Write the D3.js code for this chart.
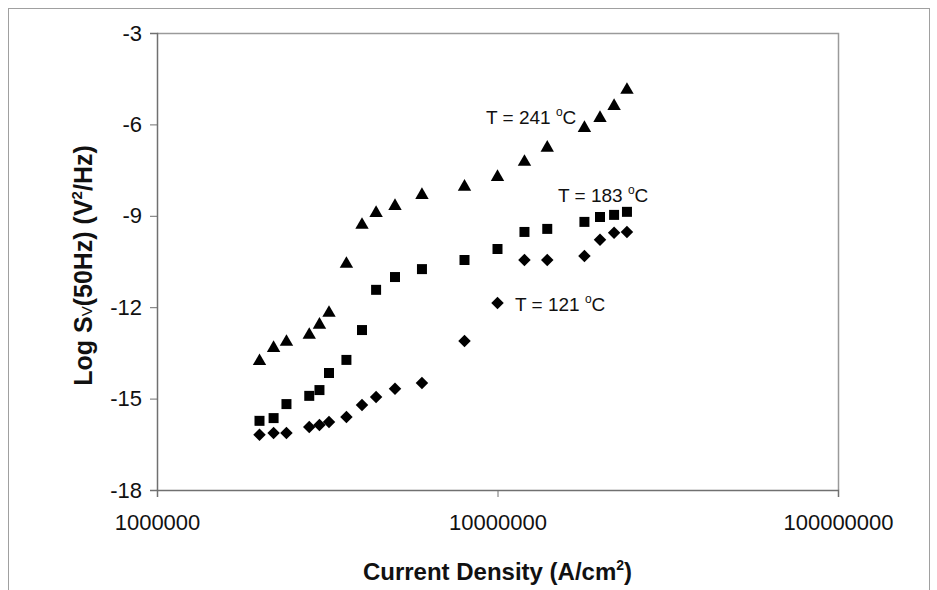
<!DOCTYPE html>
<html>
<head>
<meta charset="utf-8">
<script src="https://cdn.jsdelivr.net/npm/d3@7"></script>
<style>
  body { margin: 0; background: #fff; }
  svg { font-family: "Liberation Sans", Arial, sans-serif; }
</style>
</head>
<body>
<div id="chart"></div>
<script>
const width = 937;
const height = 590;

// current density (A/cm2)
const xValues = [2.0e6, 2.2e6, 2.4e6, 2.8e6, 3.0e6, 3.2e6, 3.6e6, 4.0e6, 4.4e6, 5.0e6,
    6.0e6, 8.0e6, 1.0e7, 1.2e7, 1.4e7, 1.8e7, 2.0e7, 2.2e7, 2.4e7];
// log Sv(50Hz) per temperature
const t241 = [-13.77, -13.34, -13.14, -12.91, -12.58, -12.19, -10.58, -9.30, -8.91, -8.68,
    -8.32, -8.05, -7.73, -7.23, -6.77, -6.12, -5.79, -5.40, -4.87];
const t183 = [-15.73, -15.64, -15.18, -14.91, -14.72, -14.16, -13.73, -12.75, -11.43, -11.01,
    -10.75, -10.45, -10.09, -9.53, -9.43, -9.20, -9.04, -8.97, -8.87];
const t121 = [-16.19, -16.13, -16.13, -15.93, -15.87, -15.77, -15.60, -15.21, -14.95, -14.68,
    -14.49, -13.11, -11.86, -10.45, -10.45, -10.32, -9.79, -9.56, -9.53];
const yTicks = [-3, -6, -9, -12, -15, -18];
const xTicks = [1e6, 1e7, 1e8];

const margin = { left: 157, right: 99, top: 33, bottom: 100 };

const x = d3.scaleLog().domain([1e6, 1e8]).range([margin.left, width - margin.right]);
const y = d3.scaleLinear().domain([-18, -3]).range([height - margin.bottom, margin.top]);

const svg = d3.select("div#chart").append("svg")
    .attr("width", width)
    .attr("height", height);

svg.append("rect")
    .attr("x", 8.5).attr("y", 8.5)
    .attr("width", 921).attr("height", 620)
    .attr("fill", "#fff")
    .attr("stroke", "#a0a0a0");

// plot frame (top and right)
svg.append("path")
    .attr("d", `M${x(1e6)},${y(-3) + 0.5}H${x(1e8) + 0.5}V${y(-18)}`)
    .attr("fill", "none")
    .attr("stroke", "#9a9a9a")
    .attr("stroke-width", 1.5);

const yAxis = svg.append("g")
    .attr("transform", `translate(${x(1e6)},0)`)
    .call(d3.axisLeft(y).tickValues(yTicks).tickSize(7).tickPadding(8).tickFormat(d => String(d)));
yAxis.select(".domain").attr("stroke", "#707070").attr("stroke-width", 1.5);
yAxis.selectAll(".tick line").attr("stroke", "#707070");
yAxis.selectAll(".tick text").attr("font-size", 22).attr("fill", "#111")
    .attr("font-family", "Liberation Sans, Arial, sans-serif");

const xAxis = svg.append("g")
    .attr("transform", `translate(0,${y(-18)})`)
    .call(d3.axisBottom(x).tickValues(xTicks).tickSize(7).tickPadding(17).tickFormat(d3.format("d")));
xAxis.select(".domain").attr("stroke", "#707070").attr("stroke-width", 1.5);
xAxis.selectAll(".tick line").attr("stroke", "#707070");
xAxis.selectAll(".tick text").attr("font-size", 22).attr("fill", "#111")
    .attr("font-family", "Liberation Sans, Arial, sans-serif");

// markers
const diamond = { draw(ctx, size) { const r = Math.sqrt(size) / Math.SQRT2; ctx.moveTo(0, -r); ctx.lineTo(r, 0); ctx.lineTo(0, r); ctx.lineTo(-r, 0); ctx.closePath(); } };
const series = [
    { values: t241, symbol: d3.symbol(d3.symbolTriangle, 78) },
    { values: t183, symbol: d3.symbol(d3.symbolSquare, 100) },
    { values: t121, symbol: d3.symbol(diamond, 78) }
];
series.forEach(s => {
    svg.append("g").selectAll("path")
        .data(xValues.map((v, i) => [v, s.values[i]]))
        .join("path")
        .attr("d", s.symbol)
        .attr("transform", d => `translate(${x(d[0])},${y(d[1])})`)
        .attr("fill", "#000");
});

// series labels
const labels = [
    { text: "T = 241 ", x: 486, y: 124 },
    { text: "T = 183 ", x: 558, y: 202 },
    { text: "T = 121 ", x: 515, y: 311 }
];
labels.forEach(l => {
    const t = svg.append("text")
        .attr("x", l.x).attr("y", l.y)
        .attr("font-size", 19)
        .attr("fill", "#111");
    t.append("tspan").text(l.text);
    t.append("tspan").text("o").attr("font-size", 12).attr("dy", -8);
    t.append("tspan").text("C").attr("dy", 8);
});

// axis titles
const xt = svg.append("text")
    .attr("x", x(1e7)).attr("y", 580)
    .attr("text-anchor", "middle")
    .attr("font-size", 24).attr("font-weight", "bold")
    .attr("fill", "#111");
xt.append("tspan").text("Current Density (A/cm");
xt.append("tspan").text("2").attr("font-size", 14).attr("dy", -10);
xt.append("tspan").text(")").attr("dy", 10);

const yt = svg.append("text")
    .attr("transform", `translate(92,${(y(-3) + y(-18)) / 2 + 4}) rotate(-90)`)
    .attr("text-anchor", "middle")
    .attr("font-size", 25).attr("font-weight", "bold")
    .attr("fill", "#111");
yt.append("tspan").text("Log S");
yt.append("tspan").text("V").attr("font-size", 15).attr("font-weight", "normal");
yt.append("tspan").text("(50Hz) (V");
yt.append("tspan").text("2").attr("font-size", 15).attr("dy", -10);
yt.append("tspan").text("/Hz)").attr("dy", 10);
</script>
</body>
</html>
⁂
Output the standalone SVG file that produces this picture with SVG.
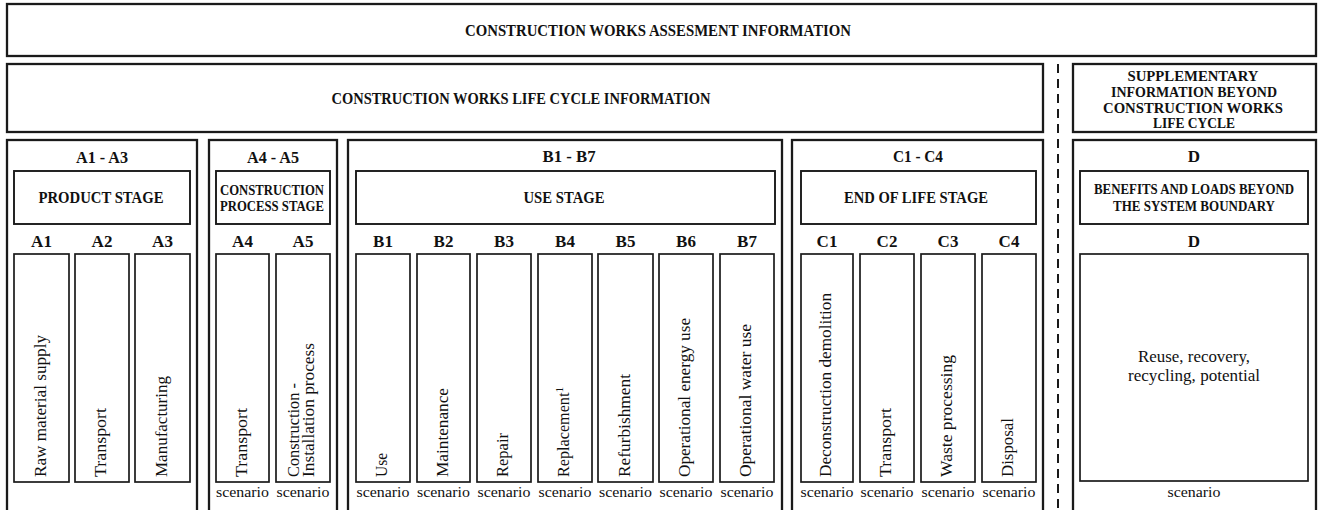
⁂
* Set exercise
Look above for the line with "Write the D3.js code for this chart."; quote it and every line after it, stopping after the line with "const height = 590;", exactly, with nothing added and without pictures.

* Solution for this problem
Write the D3.js code for this chart.
<!DOCTYPE html>
<html>
<head>
<meta charset="utf-8">
<script src="https://cdn.jsdelivr.net/npm/d3@7"></script>
<style>
  body { margin: 0; background: #fff; }
  svg { font-family: "Liberation Sans", Arial, sans-serif; }
</style>
</head>
<body>
<div id="chart"></div>
<script>
const width = 937;
const height = 590;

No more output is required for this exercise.